The landslide victory of the Workers Party (PT) candidate, Lula da Silva in the Brazilian presidential election in October, was of historic significance. The first Brazilian from a working class background to be elected to the post, the vote of 61.4 percent was also the first time a workers-based party has won national elections in Latin America since 1970.

A former trade unionist, Lula played a leading role in metal workers’ strikes which helped to bring down Brazil’s military dictatorship in the late 1970s. Last month’s result was a decisive rejection of the neoliberal politics of the outgoing President Cardosa, and his would-be successor Jose Serra. Seventy million of Brazil’s 175 million population live below the poverty line and the IMF demands that the country services $348 billion of debt. This will only make things worse.

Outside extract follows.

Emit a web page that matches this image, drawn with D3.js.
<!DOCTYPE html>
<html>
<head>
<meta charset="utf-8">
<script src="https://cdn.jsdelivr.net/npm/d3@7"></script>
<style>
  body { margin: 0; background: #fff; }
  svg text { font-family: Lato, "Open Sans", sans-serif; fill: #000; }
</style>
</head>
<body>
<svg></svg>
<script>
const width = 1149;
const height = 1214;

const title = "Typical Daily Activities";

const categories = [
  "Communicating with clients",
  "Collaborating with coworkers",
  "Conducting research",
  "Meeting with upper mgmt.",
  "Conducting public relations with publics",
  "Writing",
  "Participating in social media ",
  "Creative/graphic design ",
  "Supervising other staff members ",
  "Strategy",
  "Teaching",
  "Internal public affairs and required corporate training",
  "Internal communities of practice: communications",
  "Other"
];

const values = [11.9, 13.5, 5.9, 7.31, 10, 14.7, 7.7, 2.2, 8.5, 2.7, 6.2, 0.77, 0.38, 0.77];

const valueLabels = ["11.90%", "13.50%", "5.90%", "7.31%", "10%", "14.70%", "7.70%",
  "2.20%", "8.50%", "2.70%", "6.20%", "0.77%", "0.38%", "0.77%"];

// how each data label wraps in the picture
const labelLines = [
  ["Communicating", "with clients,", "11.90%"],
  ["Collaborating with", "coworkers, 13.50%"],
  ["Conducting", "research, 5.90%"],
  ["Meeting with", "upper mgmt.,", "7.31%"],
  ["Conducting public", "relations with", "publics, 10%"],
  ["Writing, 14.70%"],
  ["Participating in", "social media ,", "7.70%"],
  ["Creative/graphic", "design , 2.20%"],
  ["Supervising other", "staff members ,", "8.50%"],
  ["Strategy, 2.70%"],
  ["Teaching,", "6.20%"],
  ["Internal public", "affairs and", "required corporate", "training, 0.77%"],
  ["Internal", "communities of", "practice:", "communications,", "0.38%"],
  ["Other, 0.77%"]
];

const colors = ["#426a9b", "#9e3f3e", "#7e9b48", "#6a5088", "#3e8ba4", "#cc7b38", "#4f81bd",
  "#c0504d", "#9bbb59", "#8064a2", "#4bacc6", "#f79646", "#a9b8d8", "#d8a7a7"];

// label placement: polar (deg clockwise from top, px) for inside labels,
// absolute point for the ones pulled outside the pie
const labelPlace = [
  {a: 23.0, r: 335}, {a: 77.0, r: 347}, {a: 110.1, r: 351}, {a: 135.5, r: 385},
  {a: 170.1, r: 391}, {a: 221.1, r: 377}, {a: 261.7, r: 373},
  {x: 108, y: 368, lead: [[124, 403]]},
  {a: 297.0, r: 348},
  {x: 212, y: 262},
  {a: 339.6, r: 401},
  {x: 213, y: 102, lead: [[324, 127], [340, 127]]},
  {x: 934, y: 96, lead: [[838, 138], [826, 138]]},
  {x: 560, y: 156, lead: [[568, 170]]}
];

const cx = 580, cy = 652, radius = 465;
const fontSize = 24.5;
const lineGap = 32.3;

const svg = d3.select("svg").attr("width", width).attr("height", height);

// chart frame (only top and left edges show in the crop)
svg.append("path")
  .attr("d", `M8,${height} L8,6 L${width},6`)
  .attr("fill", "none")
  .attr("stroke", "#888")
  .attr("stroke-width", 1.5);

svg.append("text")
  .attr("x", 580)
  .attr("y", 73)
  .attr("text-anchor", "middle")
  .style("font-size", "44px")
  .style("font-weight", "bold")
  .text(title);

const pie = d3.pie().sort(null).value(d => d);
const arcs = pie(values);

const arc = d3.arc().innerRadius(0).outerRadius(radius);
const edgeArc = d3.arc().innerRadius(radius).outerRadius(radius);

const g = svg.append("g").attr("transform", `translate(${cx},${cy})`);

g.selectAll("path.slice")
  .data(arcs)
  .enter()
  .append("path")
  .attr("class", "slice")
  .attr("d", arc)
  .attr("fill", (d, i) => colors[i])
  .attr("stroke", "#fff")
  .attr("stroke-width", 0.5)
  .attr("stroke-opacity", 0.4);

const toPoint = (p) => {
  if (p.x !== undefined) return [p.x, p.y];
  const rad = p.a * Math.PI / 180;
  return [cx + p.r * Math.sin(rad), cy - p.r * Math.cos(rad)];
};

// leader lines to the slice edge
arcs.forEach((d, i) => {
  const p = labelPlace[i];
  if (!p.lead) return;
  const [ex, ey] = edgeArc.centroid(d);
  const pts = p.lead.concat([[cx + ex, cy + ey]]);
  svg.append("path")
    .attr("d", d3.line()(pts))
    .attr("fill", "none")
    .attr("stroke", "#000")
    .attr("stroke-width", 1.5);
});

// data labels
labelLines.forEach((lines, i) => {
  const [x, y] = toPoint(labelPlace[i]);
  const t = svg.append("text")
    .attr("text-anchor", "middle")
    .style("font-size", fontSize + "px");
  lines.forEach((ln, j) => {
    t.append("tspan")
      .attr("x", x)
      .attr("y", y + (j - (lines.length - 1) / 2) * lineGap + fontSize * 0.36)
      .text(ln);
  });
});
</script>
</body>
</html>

Lula greeted his victory with a commitment to tackling unemployment, but this was combined with a promise to be ‘fiscally responsible’. Lula now calls for Brazil’s crippling debt to be renegotiated, not defaulted on. His promise to honour contracts signed by his predecessor is a retreat from the popular policy of renationalisation. ‘Lula-Lite’, as he is now known, is a long way from the party whose 1982 election slogan was ‘Vote PT–the rest are bourgeois’.

With its currency down 40 percent in value against the dollar this year Brazil is teetering towards recession. Predictably the IMF are waiting with an Argentina-style loan scheme. The question is, can a large and confident working class be made to pay the price? Joao Pedro Stedile of the Landless Workers Movement spoke for many when he warned that if Lula ‘tries to deceive people by asking for patience, he will end up like De la Rua (the Argentinian president deposed by mass rioting)’.

The hundreds of thousands who came onto the streets to celebrate Lula’s success are part of a widespread movement to reject the ravages of the market. They have the power to keep up the pressure on Lula in the coming months. That is not a prospect the IMF will be relishing.